Depth and Installation Basics
Most building codes require underground water lines to be buried at least 12 inches below grade, regardless of whether the pipe is metallic or plastic. That depth can be reduced by 6 inches if you pour at least 4 inches of concrete over the trench. In practice, though, your local frost line often dictates a deeper burial. If water freezes inside the pipe, it can burst any material. In northern climates, water lines commonly go 3 to 5 feet deep to stay below the frost line. Always check your local code, because requirements vary significantly by region.
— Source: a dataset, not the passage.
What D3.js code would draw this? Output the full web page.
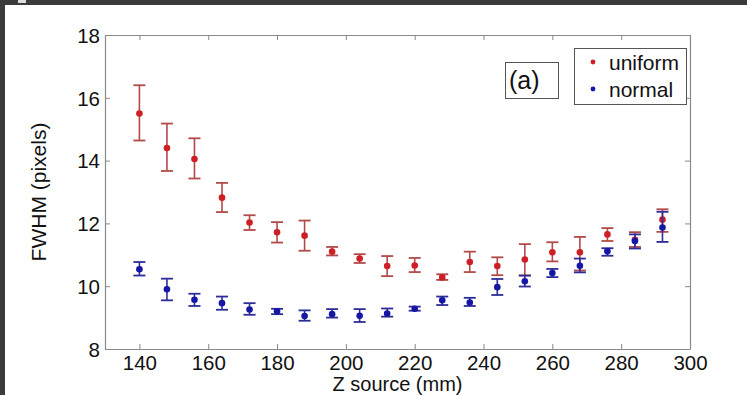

One practical detail many homeowners overlook: plastic pipes can’t be detected by standard utility locators. Metal pipes create a signal that locating equipment picks up, but PVC, HDPE, and PEX are invisible to those tools. To solve this, utilities require a tracer wire to be installed along the top of the pipe and secured every 8 feet. This copper-clad steel wire lets future crews find the pipe without digging. If you’re hiring a contractor, make sure tracer wire is part of the installation. Skipping it creates a real problem for anyone who needs to locate the line later.
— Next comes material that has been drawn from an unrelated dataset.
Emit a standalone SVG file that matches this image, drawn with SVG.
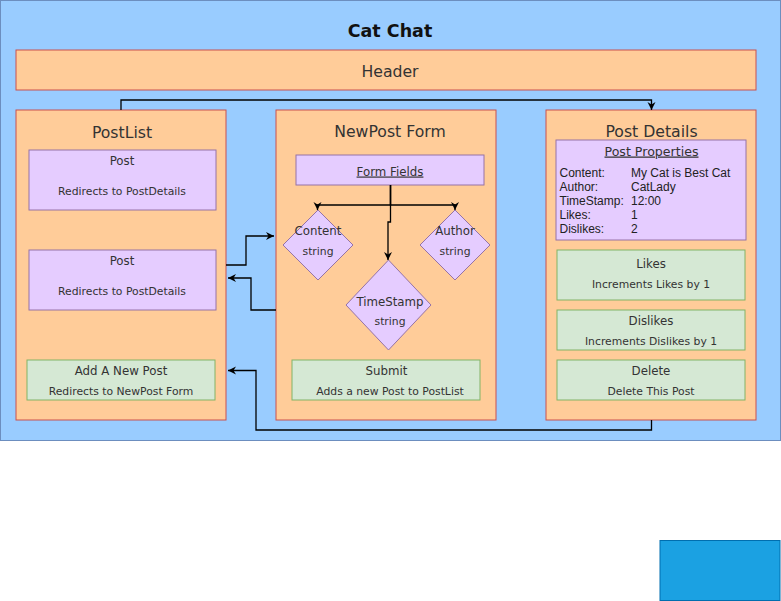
<svg xmlns="http://www.w3.org/2000/svg" width="781" height="601" viewBox="0 0 781 601">
<defs>
<style>
.org{fill:#FFCC99;stroke:#C9504E;stroke-width:1}
.pur{fill:#E5CCFF;stroke:#9673A6;stroke-width:1}
.grn{fill:#D5E8D4;stroke:#82B366;stroke-width:1}
text{font-family:"DejaVu Sans",Verdana,sans-serif;fill:#333333;text-anchor:middle}
.h{font-size:15.7px}
.t{font-size:11.8px}
.s{font-size:10.8px}
.p{font-family:"Liberation Sans",Arial,sans-serif;font-size:12px;text-anchor:start;fill:#222222}
.c{fill:none;stroke:#000000;stroke-width:1.3}
</style>
<marker id="ar" markerUnits="userSpaceOnUse" markerWidth="12" markerHeight="12" refX="8" refY="4" orient="auto">
<path d="M0,0 L8,4 L0,8 L2.5,4 Z" fill="#000000"/>
</marker>
</defs>
<rect width="781" height="601" fill="#FFFFFF"/>
<g id="container">
<rect x="0.5" y="0.5" width="780" height="440" fill="#99CCFF" stroke="#6C8EBF"/>
<text x="390" y="37" style="font-size:17.5px;font-weight:bold;fill:#111111">Cat Chat</text>
</g>
<g id="header">
<rect class="org" x="16" y="50" width="740" height="40"/>
<text class="h" x="390" y="77">Header</text>
</g>
<g id="postlist">
<rect class="org" x="16" y="110" width="210" height="310"/>
<text class="h" x="122" y="137.5">PostList</text>
</g>
<g id="post1">
<rect class="pur" x="29" y="150" width="187" height="60"/>
<text class="t" x="122" y="165">Post</text>
<text class="s" x="122" y="195">Redirects to PostDetails</text>
</g>
<g id="post2">
<rect class="pur" x="29" y="250" width="187" height="60"/>
<text class="t" x="122" y="265">Post</text>
<text class="s" x="122" y="295">Redirects to PostDetails</text>
</g>
<g id="addpost">
<rect class="grn" x="27" y="360" width="188" height="40"/>
<text class="t" x="121" y="375">Add A New Post</text>
<text class="s" x="121" y="395">Redirects to NewPost Form</text>
</g>
<g id="newpostform">
<rect class="org" x="276" y="110" width="220" height="310"/>
<text class="h" x="390" y="136.5">NewPost Form</text>
</g>
<g id="formfields">
<rect class="pur" x="296" y="155" width="188" height="30"/>
<text class="t" x="390" y="175.5" text-decoration="underline">Form Fields</text>
</g>
<g id="content">
<polygon class="pur" points="318,210 353,245 318,280 283,245"/>
<text class="t" x="318" y="235">Content</text>
<text class="s" x="318" y="255">string</text>
</g>
<g id="author">
<polygon class="pur" points="455,210 490,245 455,280 420,245"/>
<text class="t" x="455" y="235">Author</text>
<text class="s" x="455" y="255">string</text>
</g>
<g id="timestamp">
<polygon class="pur" points="388.5,260 431,305 388.5,350 346,305"/>
<text class="t" x="390" y="305.5">TimeStamp</text>
<text class="s" x="390" y="325">string</text>
</g>
<g id="submit">
<rect class="grn" x="292" y="360" width="188" height="40"/>
<text class="t" x="386.5" y="375">Submit</text>
<text class="s" x="390" y="395">Adds a new Post to PostList</text>
</g>
<g id="postdetails">
<rect class="org" x="546" y="110" width="210" height="310"/>
<text class="h" x="651.5" y="137">Post Details</text>
</g>
<g id="postproperties">
<rect class="pur" x="556" y="140" width="190" height="100"/>
<text x="651.5" y="155.5" style="font-size:12.6px" text-decoration="underline">Post Properties</text>
<text class="p" x="559.5" y="176.5">Content:</text>
<text class="p" x="631" y="176.5">My Cat is Best Cat</text>
<text class="p" x="559.5" y="190.5">Author:</text>
<text class="p" x="631" y="190.5">CatLady</text>
<text class="p" x="559.5" y="204.5">TimeStamp:</text>
<text class="p" x="631" y="204.5">12:00</text>
<text class="p" x="559.5" y="218.5">Likes:</text>
<text class="p" x="631" y="218.5">1</text>
<text class="p" x="559.5" y="232.5">Dislikes:</text>
<text class="p" x="631" y="232.5">2</text>
</g>
<g id="likes">
<rect class="grn" x="557" y="250" width="188" height="50"/>
<text class="t" x="651" y="267.5">Likes</text>
<text class="s" x="651" y="288">Increments Likes by 1</text>
</g>
<g id="dislikes">
<rect class="grn" x="557" y="310" width="188" height="40"/>
<text class="t" x="651" y="325">Dislikes</text>
<text class="s" x="651" y="345">Increments Dislikes by 1</text>
</g>
<g id="delete">
<rect class="grn" x="557" y="360" width="188" height="40"/>
<text class="t" x="651" y="375">Delete</text>
<text class="s" x="651" y="395">Delete This Post</text>
</g>
<g id="bluebox">
<rect x="660" y="540.5" width="120" height="60" fill="#1BA1E2" stroke="#006EAF"/>
</g>
<g id="connectors">
<path class="c" d="M121,110 V100 H651.5 V110" marker-end="url(#ar)"/>
<path class="c" d="M226,265 H246 V236 H274" marker-end="url(#ar)"/>
<path class="c" d="M276,310 H251 V278 H228" marker-end="url(#ar)"/>
<path class="c" d="M651.5,420 V430 H256 V370.5 H228" marker-end="url(#ar)"/>
<path class="c" d="M390.5,185 V205 H317.5 V210" marker-end="url(#ar)"/>
<path class="c" d="M390.5,185 V205 H455 V210" marker-end="url(#ar)"/>
<path class="c" d="M390.5,185 V222 H388 V260" marker-end="url(#ar)"/>
</g>
</svg>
Choosing the Right Pipe for Your Project
For a standard residential water service line running from the street to the house, PVC Schedule 40 is the most economical and widely accepted choice. It handles normal household water pressure with a large safety margin and will last decades in most soil conditions.
If you want the longest-lasting, most reliable option and can spend more upfront, HDPE with heat-fused joints eliminates leak risk and handles ground movement better than any alternative. It’s the strongest choice for rocky terrain, unstable soil, or runs longer than 100 feet.
Copper (Type K or soft Type L) makes sense in areas where code requires it or where you’re tying into an existing copper system, but test your soil’s pH first. In acidic ground, you’ll get a fraction of the lifespan you’d see from plastic.
PEX is worth considering for shorter runs where you want a single continuous pipe with no joints, especially if you’re already comfortable working with it from interior plumbing projects. Choose PEX-B for the best chemical resistance in buried applications. Whichever material you pick, confirm it carries certification for contact with drinking water. Products meeting this standard are tested to ensure they don’t leach harmful chemicals into your water supply. Look for the certification mark on the pipe itself or in the manufacturer’s specifications.